Here Is Everything We Know About The Melbourne Siege Gunman

    "How was this man on parole?" the prime minister asked.

    Police have confirmed Yacqub Khayre was on parole when he entered a Melbourne apartment building, fatally shot a receptionist, held a woman hostage and injured three police officers on Monday afternoon.

    Khayre phoned Channel Seven from the Brighton apartment complex and said: "This is for IS" and "This is for Al-Qaeda".

    The Somali national, 29, was shot dead by police officers just before 6pm.

    “This terrorist attack by a known criminal, a man who was only recently released on parole, is a shocking, cowardly crime," prime minister Malcolm Turnbull said on Tuesday morning.

    "Why was this man on parole?

    “He had a long record of violence... he had been charged with a terrorist offence some years ago and had been acquitted.

    “He was known to have connections, at least in the past, with violent extremism.”

    Police said they had seized computers and electronic items from the Roxburgh Park home where Khayre lived with his mother.

    Here is everything we know about Khayre's criminal history.

    Khayre was arrested with four other men in August 2009 in an undercover operation involving hundreds of federal, Victorian and NSW police, over an alleged terror plot.

    He was charged with planning to shoot people in an attack on the Australian Army barracks at Holsworthy in Sydney.

    Khayre's lawyer George Georgiou said his client never expressed hostility towards Australia during the 13 hour police interview after his arrest.

    "He told the police that he never felt threatened here, that he had never experienced racism, that he loved it here and that Australia took him and his family in," Georgiou told the Victorian Supreme Court.

    Khayre was born in 1987 in Mogadishu, the court heard. He came to Australia in 1994 via a Kenyan refugee camp.

    During the trial the court heard that Khayre had travelled to Somalia, allegedly to get permission for the Holsworthy attack, but his lawyers said their client had gone home to fight in the civil war.

    Khayre was detained on remand for over a year until December 2010 when he walked free from a Victorian Supreme Court where a jury found him, and another man, not guilty of conspiring to prepare for, or plan, a terrorist act from February 1, 2009, to August 4, 2009.

    The other three men were later convicted and sentenced to 18 years in jail in 2011.

    Fifteen months after his acquittal Khayre was charged with aggravated burglary, theft, intentionally causing injury, recklessly causing injury, and giving a false name after he was involved in a home invasion.

    Khayre was high on ice when he broke into a house in the suburb of Dallas on April 22, 2012, the court heard.

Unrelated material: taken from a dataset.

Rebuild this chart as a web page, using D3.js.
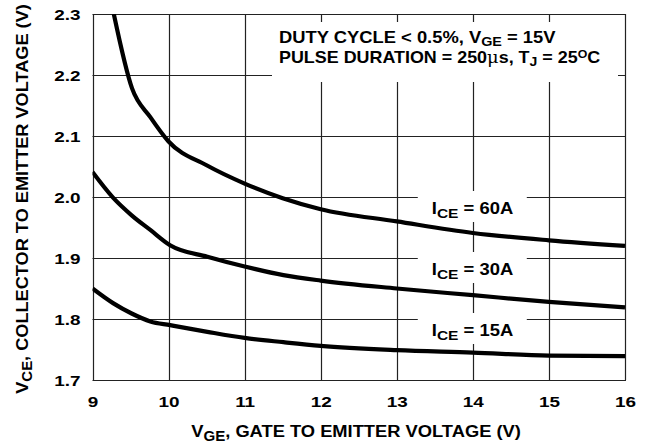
<!DOCTYPE html>
<html>
<head>
<meta charset="utf-8">
<script src="https://cdn.jsdelivr.net/npm/d3@7"></script>
<style>
  html, body { margin: 0; padding: 0; background: #fff; }
  svg text { font-family: "Liberation Sans", Arial, Helvetica, sans-serif; font-weight: bold; fill: #000; }
</style>
</head>
<body>
<svg id="chart" width="652" height="446"></svg>
<script>
// ---- data ----
const xTicks = [9, 10, 11, 12, 13, 14, 15, 16];
const yTicks = [1.7, 1.8, 1.9, 2.0, 2.1, 2.2, 2.3];

const vge60 = [9.28, 9.52, 9.76, 10.0, 10.5, 11.0, 11.5, 12.0, 13.0, 14.0, 15.0, 16.0];
const vce60 = [2.30, 2.178, 2.131, 2.091, 2.052, 2.022, 1.998, 1.980, 1.960, 1.941, 1.929, 1.920];

const vge30 = [9.0, 9.27, 9.515, 9.76, 10.02, 10.51, 11.0, 11.51, 12.0, 13.0, 14.0, 15.0, 16.0];
const vce30 = [2.041, 1.999, 1.970, 1.946, 1.921, 1.902, 1.886, 1.872, 1.863, 1.850, 1.839, 1.828, 1.819];

const vge15 = [9.0, 9.27, 9.515, 9.76, 10.02, 10.51, 11.0, 11.51, 12.0, 13.0, 14.0, 15.0, 16.0];
const vce15 = [1.850, 1.826, 1.809, 1.796, 1.790, 1.779, 1.769, 1.762, 1.756, 1.749, 1.745, 1.740, 1.739];

const seriesNames = ["60", "30", "15"];
const labelAnchors = [{ x: 13.46, y: 2.0 }, { x: 13.46, y: 1.9 }, { x: 13.46, y: 1.8 }];

// ---- layout ----
const svg = d3.select("#chart");
const L = 92.5, R = 625, T = 14, B = 380;
const x = d3.scaleLinear().domain([9, 16]).range([L, R]);
const y = d3.scaleLinear().domain([1.7, 2.3]).range([B, T]);
const gridColor = "#222";
const tickStretch = 1.22;

// helper: build text at origin, then stretch horizontally to a target width
function fitText(parent, build, tx, ty, targetW, anchor, rot) {
  const g = parent.append("g");
  const t = g.append("text").attr("x", 0).attr("y", 0).attr("text-anchor", anchor || "start");
  build(t);
  const w = t.node().getBBox().width;
  const s = targetW / w;
  g.attr("transform", `translate(${tx},${ty})` + (rot ? ` rotate(${rot})` : "") + ` scale(${s},1)`);
  return g;
}
function sub(t, txt, size, dy) {
  t.append("tspan").attr("font-size", size).attr("dy", dy).text(txt);
}

// grid
const grid = svg.append("g");
grid.selectAll("line.v").data(xTicks).enter().append("line")
  .attr("x1", d => Math.round(x(d)) + 0.5).attr("x2", d => Math.round(x(d)) + 0.5)
  .attr("y1", T).attr("y2", B)
  .attr("stroke", gridColor).attr("stroke-width", 1.2);
grid.selectAll("line.h").data(yTicks).enter().append("line")
  .attr("y1", d => Math.round(y(d)) + 0.5).attr("y2", d => Math.round(y(d)) + 0.5)
  .attr("x1", L).attr("x2", R + 1)
  .attr("stroke", gridColor).attr("stroke-width", 1.2);

// axes tick labels
const xAxis = d3.axisBottom(x).tickValues(xTicks).tickSize(0).tickPadding(0).tickFormat(d3.format("d"));
const gx = svg.append("g").attr("transform", `translate(0,${B})`).call(xAxis);
gx.select(".domain").remove();
gx.selectAll("text").attr("font-size", 15.5).attr("dy", null).attr("y", 27)
  .attr("transform", `scale(${tickStretch},1)`)
  .style("font-family", "Liberation Sans, Arial, sans-serif").style("font-weight", "bold");

const yAxis = d3.axisLeft(y).tickValues(yTicks).tickSize(0).tickPadding(0).tickFormat(d3.format(".1f"));
const gy = svg.append("g").attr("transform", `translate(${L},0)`).call(yAxis);
gy.select(".domain").remove();
gy.selectAll("text").attr("font-size", 15.5).attr("x", -12 / tickStretch).attr("dy", "0.36em")
  .attr("transform", `scale(${tickStretch},1)`)
  .style("font-family", "Liberation Sans, Arial, sans-serif").style("font-weight", "bold");

// annotation box
svg.append("rect").attr("x", 272).attr("y", 22).attr("width", 346).attr("height", 60).attr("fill", "#fff");
fitText(svg, t => {
  t.attr("font-size", 16);
  t.append("tspan").text("DUTY CYCLE < 0.5%, V");
  sub(t, "GE", 12.5, 3);
  t.append("tspan").attr("dy", -3).text(" = 15V");
}, 279, 43, 277, "start");
fitText(svg, t => {
  t.attr("font-size", 16);
  t.append("tspan").text("PULSE DURATION = 250");
  t.append("tspan").style("font-weight", "normal").style("font-family", "DejaVu Serif, serif").text("μ");
  t.append("tspan").text("s, T");
  sub(t, "J", 12.5, 3);
  t.append("tspan").attr("dy", -3).text(" = 25");
  t.append("tspan").attr("font-size", 11).attr("dy", -5).text("O");
  t.append("tspan").attr("dy", 5).text("C");
}, 279, 63, 322, "start");

// series labels
seriesNames.forEach((n, i) => {
  const a = labelAnchors[i];
  const bx = x(a.x), by = y(a.y);
  svg.append("rect").attr("x", bx - 14).attr("y", by - 6).attr("width", 109).attr("height", 31).attr("fill", "#fff");
  fitText(svg, t => {
    t.attr("font-size", 16);
    t.append("tspan").text("I");
    sub(t, "CE", 13.5, 4);
    t.append("tspan").attr("dy", -4).text(" = " + n + "A");
  }, bx, by + 17, 82, "start");
});

// curves
const line = d3.line().x(d => x(d[0])).y(d => y(d[1])).curve(d3.curveMonotoneX);
const series = [[vge60, vce60], [vge30, vce30], [vge15, vce15]];
svg.append("defs").append("clipPath").attr("id", "clip")
  .append("rect").attr("x", L).attr("y", T).attr("width", R - L + 2).attr("height", B - T);
svg.append("g").attr("clip-path", "url(#clip)")
  .selectAll("path").data(series).enter().append("path")
  .attr("d", s => line(s[0].map((v, i) => [v, s[1][i]])))
  .attr("fill", "none").attr("stroke", "#000").attr("stroke-width", 4.2).attr("stroke-linecap", "butt");

// axis titles
fitText(svg, t => {
  t.attr("font-size", 17);
  t.append("tspan").text("V");
  sub(t, "GE", 14, 4);
  t.append("tspan").attr("dy", -4).text(", GATE TO EMITTER VOLTAGE (V)");
}, 356, 437, 330, "middle");

fitText(svg, t => {
  t.attr("font-size", 17);
  t.append("tspan").text("V");
  sub(t, "CE", 14, 4);
  t.append("tspan").attr("dy", -4).text(", COLLECTOR TO EMITTER VOLTAGE (V)");
}, 28, 199, 390, "middle", -90);
</script>
</body>
</html>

    He stole an Apple iPod, a watch, a laptop, a handbag, jewellery and money tins, The Age reported.

    When a female resident returned home from a night out and turned on the light to find Khayre in her bedroom, he punched the woman in the stomach and in the back.

    "You struck her repeatedly," appeal judge Paul Coghlan told Khayre.

    "Therefore, they were repeated acts of gratuitous violence on somebody who was clearly a terrified young woman."

    Khayre punched the woman's father in the face and headbutted him.

    He was jailed for five years and six months with a non-parole period of three years.